* _DIRECTIONS_: Don't include pictures. Quote the lines below from the first through the line that contains "5, 6, 7, 8, 9];".

-=-=-

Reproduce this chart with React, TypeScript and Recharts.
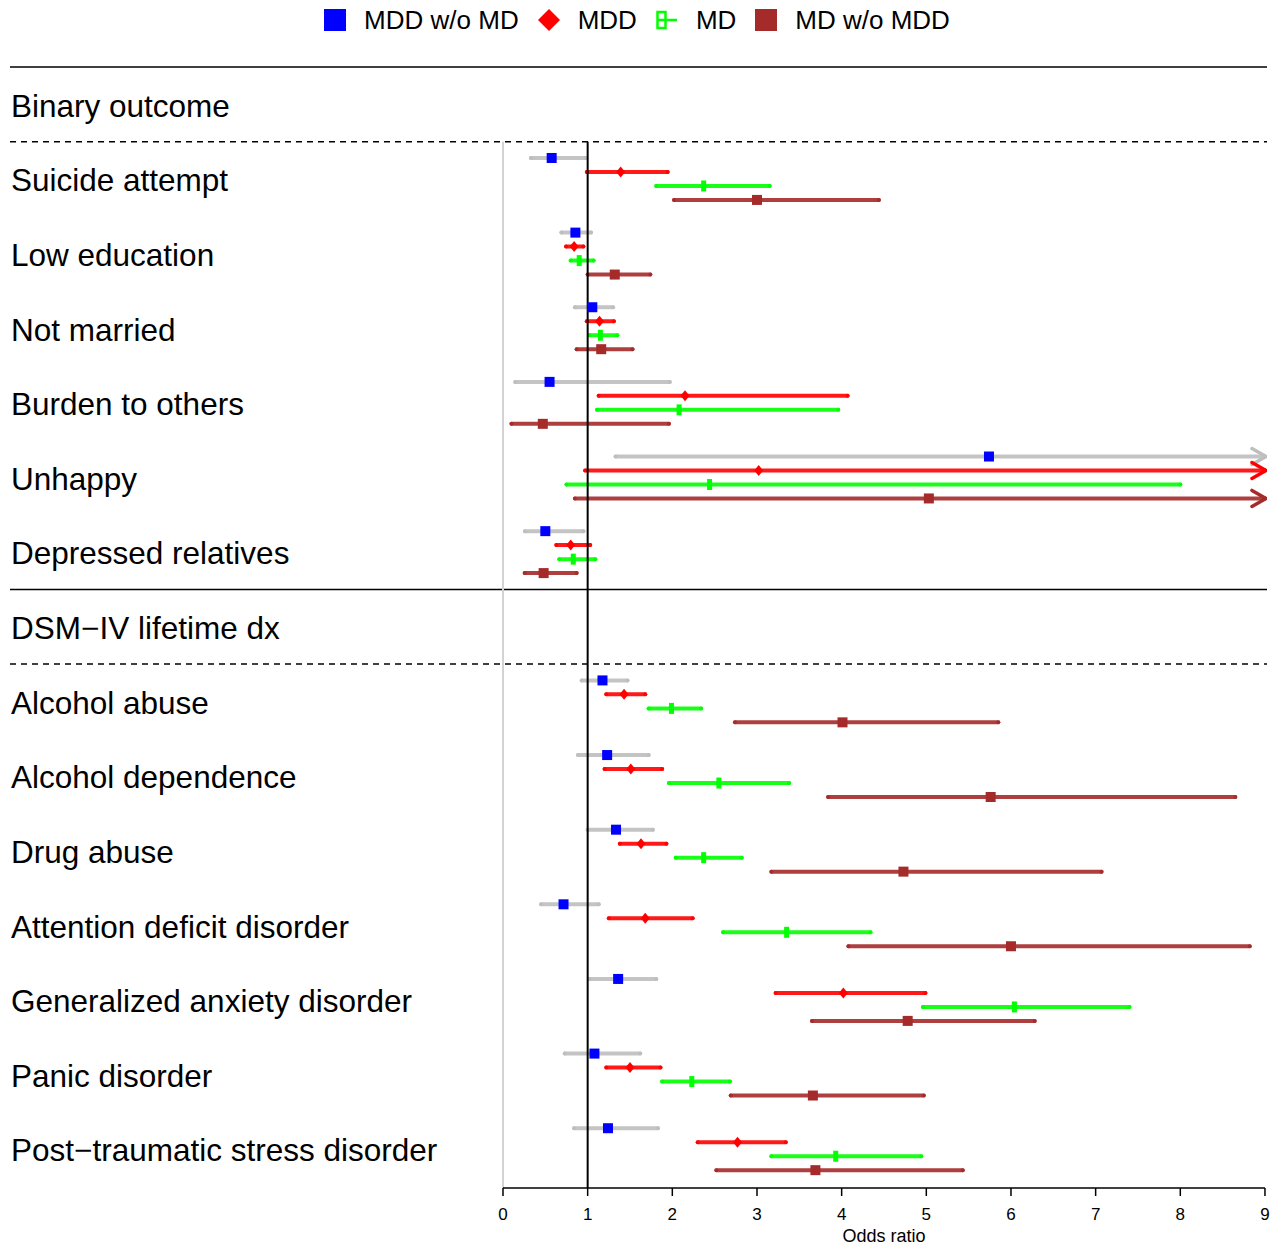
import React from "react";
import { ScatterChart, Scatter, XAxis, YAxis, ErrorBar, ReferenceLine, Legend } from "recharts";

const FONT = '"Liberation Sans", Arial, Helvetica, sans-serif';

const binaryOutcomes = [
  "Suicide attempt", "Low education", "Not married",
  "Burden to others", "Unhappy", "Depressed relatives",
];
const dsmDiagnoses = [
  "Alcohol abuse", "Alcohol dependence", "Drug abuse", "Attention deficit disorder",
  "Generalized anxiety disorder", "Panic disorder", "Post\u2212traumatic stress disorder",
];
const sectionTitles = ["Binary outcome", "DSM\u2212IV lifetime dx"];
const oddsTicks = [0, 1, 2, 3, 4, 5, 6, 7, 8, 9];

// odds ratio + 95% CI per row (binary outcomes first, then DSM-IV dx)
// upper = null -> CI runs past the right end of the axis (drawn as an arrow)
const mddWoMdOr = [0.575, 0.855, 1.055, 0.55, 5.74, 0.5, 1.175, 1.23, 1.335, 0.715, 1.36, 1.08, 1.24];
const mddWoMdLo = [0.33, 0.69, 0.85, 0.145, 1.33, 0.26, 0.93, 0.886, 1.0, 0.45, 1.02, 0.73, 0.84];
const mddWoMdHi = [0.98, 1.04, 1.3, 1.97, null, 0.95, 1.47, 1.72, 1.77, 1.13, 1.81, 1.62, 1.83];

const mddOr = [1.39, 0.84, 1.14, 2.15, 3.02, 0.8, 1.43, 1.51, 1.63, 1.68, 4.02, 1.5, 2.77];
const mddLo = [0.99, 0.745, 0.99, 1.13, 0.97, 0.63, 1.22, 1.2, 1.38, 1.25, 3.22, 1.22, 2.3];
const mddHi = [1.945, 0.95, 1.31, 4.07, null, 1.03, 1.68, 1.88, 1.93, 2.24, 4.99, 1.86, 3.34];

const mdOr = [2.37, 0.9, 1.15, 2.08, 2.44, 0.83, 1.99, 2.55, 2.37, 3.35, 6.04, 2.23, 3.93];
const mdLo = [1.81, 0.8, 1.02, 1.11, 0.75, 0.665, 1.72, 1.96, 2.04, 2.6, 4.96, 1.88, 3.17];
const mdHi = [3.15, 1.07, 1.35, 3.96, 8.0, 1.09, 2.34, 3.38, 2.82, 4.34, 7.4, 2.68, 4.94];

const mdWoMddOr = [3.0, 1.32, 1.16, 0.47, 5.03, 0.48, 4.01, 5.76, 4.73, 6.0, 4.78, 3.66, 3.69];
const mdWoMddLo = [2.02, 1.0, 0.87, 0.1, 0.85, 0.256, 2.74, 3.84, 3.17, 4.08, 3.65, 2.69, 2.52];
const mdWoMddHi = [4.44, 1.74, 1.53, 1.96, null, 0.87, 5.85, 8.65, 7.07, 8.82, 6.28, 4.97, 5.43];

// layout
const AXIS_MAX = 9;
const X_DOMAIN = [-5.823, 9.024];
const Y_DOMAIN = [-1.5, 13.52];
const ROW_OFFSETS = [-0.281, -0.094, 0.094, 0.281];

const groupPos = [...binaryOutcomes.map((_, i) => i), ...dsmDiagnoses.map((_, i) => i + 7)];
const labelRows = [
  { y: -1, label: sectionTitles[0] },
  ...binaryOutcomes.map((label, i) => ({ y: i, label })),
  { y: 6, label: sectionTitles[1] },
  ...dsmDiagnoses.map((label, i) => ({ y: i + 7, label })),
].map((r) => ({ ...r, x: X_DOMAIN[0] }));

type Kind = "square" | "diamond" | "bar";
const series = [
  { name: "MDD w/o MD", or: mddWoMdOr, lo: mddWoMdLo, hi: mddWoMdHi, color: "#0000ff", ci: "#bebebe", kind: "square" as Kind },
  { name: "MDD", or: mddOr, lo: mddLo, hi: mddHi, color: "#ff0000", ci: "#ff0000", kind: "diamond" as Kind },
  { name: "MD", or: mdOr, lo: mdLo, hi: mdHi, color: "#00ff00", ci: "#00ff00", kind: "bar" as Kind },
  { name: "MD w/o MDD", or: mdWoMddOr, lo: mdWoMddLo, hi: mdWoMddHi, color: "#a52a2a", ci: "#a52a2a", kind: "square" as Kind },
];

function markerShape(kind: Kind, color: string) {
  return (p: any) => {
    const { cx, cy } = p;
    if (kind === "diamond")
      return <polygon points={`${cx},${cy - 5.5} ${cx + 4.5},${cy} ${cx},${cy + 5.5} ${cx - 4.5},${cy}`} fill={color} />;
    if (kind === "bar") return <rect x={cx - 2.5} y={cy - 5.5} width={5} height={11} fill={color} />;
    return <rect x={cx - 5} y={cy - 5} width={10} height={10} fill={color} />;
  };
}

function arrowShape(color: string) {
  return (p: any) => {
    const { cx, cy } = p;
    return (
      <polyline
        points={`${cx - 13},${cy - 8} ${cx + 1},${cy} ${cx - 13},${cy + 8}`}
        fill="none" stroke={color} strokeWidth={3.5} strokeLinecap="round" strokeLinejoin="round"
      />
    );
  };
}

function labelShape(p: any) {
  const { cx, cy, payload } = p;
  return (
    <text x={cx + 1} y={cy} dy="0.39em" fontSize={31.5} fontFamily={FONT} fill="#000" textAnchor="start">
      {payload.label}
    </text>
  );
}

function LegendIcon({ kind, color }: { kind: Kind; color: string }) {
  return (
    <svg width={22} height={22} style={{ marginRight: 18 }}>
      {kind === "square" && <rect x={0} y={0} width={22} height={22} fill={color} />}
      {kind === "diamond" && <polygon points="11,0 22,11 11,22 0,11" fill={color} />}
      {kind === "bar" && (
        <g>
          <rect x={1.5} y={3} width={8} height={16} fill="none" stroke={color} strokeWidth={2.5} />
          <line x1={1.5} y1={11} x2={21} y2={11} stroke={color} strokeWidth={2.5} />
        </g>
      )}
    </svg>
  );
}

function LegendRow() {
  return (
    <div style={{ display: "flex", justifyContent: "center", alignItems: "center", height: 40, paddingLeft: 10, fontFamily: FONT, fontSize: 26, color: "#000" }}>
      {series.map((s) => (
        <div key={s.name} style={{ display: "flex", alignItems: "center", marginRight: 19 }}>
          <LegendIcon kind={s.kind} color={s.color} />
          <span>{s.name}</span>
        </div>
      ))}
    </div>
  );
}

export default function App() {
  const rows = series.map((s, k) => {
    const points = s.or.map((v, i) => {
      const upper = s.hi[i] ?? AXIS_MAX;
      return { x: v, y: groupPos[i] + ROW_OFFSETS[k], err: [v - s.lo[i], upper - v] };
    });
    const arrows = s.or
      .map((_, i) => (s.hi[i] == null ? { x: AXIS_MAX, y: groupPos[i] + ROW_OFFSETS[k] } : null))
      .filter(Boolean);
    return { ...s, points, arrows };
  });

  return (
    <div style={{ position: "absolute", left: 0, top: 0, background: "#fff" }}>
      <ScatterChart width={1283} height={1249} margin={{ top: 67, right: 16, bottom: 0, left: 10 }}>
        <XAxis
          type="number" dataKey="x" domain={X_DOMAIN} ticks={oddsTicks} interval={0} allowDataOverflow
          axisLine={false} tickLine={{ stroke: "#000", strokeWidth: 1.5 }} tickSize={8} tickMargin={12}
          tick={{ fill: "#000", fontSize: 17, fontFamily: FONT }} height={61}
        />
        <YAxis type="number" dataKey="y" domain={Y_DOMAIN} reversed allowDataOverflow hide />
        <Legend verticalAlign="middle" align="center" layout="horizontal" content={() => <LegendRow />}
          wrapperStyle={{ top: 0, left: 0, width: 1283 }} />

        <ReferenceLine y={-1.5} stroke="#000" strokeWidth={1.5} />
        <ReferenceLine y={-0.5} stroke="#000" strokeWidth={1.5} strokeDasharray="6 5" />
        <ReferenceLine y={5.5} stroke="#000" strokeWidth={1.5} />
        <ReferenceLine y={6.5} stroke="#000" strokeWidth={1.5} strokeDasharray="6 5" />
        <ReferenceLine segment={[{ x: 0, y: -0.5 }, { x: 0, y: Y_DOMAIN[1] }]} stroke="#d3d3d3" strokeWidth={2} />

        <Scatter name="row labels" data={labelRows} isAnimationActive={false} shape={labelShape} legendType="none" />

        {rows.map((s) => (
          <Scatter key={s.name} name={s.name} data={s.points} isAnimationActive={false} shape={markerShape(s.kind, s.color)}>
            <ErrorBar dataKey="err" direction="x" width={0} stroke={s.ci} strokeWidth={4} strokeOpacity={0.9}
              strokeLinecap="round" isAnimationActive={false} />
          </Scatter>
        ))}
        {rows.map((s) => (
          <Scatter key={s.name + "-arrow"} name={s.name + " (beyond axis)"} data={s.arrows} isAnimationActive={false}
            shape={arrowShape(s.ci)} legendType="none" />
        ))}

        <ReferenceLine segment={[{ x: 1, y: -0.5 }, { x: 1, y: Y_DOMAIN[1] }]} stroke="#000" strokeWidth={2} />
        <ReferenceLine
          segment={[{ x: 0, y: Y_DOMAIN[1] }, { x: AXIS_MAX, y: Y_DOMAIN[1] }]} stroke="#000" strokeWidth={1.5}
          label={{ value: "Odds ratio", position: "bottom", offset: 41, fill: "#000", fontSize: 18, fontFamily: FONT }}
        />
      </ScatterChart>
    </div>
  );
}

-=-=-

* _RESULT FOR THIS EXERCISE_:
Reproduce this chart with React, TypeScript and Recharts.
import React from "react";
import { ScatterChart, Scatter, XAxis, YAxis, ErrorBar, ReferenceLine, Legend } from "recharts";

const FONT = '"Liberation Sans", Arial, Helvetica, sans-serif';

const binaryOutcomes = [
  "Suicide attempt", "Low education", "Not married",
  "Burden to others", "Unhappy", "Depressed relatives",
];
const dsmDiagnoses = [
  "Alcohol abuse", "Alcohol dependence", "Drug abuse", "Attention deficit disorder",
  "Generalized anxiety disorder", "Panic disorder", "Post\u2212traumatic stress disorder",
];
const sectionTitles = ["Binary outcome", "DSM\u2212IV lifetime dx"];
const oddsTicks = [0, 1, 2, 3, 4, 5, 6, 7, 8, 9];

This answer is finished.